• [Exercise task]: From the first line of the data down to and including the line with "minimum width=235pt, minimum", copy everything exactly, leaving out pictures.

• [Data excerpt]:
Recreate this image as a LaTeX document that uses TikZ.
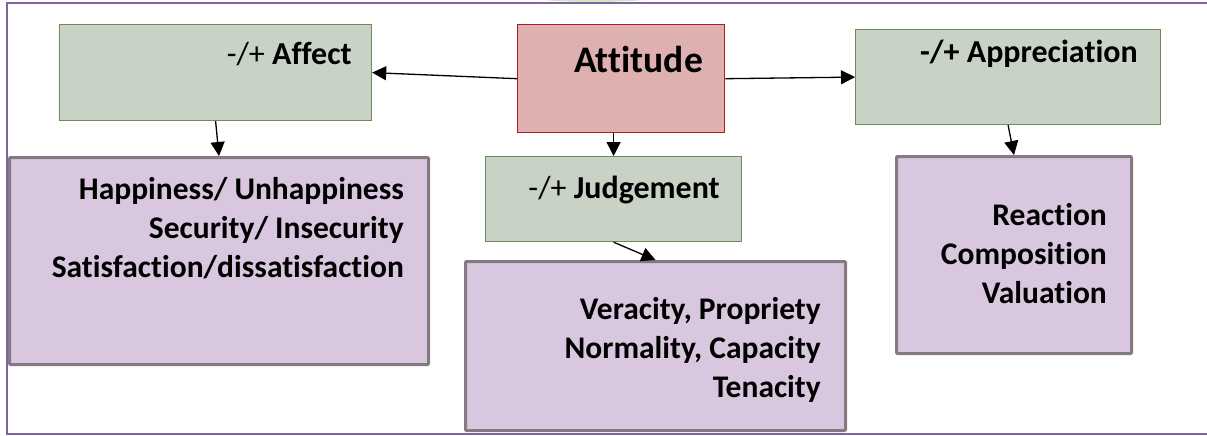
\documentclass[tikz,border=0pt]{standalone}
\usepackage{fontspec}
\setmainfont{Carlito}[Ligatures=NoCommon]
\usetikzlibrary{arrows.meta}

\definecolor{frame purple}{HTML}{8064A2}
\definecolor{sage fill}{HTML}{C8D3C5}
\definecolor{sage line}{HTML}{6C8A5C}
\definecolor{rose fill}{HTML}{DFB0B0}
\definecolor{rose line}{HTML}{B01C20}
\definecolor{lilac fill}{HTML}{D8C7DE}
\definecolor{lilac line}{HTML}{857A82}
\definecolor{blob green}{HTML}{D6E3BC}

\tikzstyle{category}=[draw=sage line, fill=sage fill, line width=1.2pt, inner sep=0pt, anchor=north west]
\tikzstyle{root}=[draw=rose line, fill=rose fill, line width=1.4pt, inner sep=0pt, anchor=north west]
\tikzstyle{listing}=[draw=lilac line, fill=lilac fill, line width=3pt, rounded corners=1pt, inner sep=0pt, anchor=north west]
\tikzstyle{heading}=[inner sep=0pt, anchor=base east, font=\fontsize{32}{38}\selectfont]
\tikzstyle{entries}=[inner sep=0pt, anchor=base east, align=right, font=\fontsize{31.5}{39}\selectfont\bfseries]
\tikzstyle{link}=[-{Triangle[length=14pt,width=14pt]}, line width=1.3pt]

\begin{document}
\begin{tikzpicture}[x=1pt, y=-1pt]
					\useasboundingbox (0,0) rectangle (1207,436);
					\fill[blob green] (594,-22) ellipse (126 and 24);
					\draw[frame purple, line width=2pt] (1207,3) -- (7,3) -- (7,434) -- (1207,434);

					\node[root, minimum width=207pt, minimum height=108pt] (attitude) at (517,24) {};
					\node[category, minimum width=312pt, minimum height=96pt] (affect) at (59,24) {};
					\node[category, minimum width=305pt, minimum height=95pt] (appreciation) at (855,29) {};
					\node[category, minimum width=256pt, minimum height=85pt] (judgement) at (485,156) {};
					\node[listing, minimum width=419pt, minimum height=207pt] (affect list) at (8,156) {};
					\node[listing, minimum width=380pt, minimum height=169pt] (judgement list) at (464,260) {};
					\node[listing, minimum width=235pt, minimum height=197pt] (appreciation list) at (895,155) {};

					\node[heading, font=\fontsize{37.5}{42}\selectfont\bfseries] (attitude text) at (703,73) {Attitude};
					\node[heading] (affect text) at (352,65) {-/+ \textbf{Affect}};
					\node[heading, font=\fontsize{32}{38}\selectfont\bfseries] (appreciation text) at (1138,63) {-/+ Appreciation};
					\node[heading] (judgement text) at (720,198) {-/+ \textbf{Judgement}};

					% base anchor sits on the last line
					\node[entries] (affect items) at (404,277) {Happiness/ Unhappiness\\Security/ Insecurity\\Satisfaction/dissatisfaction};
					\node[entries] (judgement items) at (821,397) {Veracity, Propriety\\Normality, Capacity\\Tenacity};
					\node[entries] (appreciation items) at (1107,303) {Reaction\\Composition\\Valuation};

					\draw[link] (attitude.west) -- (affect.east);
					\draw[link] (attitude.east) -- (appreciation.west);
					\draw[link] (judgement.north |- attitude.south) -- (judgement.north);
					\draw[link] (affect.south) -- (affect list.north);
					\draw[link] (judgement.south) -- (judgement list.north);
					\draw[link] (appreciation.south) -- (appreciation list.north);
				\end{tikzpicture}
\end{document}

• [Finished task]:
Recreate this image as a LaTeX document that uses TikZ.
\documentclass[tikz,border=0pt]{standalone}
\usepackage{fontspec}
\setmainfont{Carlito}[Ligatures=NoCommon]
\usetikzlibrary{arrows.meta}

\definecolor{frame purple}{HTML}{8064A2}
\definecolor{sage fill}{HTML}{C8D3C5}
\definecolor{sage line}{HTML}{6C8A5C}
\definecolor{rose fill}{HTML}{DFB0B0}
\definecolor{rose line}{HTML}{B01C20}
\definecolor{lilac fill}{HTML}{D8C7DE}
\definecolor{lilac line}{HTML}{857A82}
\definecolor{blob green}{HTML}{D6E3BC}

\tikzstyle{category}=[draw=sage line, fill=sage fill, line width=1.2pt, inner sep=0pt, anchor=north west]
\tikzstyle{root}=[draw=rose line, fill=rose fill, line width=1.4pt, inner sep=0pt, anchor=north west]
\tikzstyle{listing}=[draw=lilac line, fill=lilac fill, line width=3pt, rounded corners=1pt, inner sep=0pt, anchor=north west]
\tikzstyle{heading}=[inner sep=0pt, anchor=base east, font=\fontsize{32}{38}\selectfont]
\tikzstyle{entries}=[inner sep=0pt, anchor=base east, align=right, font=\fontsize{31.5}{39}\selectfont\bfseries]
\tikzstyle{link}=[-{Triangle[length=14pt,width=14pt]}, line width=1.3pt]

\begin{document}
\begin{tikzpicture}[x=1pt, y=-1pt]
					\useasboundingbox (0,0) rectangle (1207,436);
					\fill[blob green] (594,-22) ellipse (126 and 24);
					\draw[frame purple, line width=2pt] (1207,3) -- (7,3) -- (7,434) -- (1207,434);

					\node[root, minimum width=207pt, minimum height=108pt] (attitude) at (517,24) {};
					\node[category, minimum width=312pt, minimum height=96pt] (affect) at (59,24) {};
					\node[category, minimum width=305pt, minimum height=95pt] (appreciation) at (855,29) {};
					\node[category, minimum width=256pt, minimum height=85pt] (judgement) at (485,156) {};
					\node[listing, minimum width=419pt, minimum height=207pt] (affect list) at (8,156) {};
					\node[listing, minimum width=380pt, minimum height=169pt] (judgement list) at (464,260) {};
					\node[listing, minimum width=235pt, minimum height=197pt] (appreciation list) at (895,155) {};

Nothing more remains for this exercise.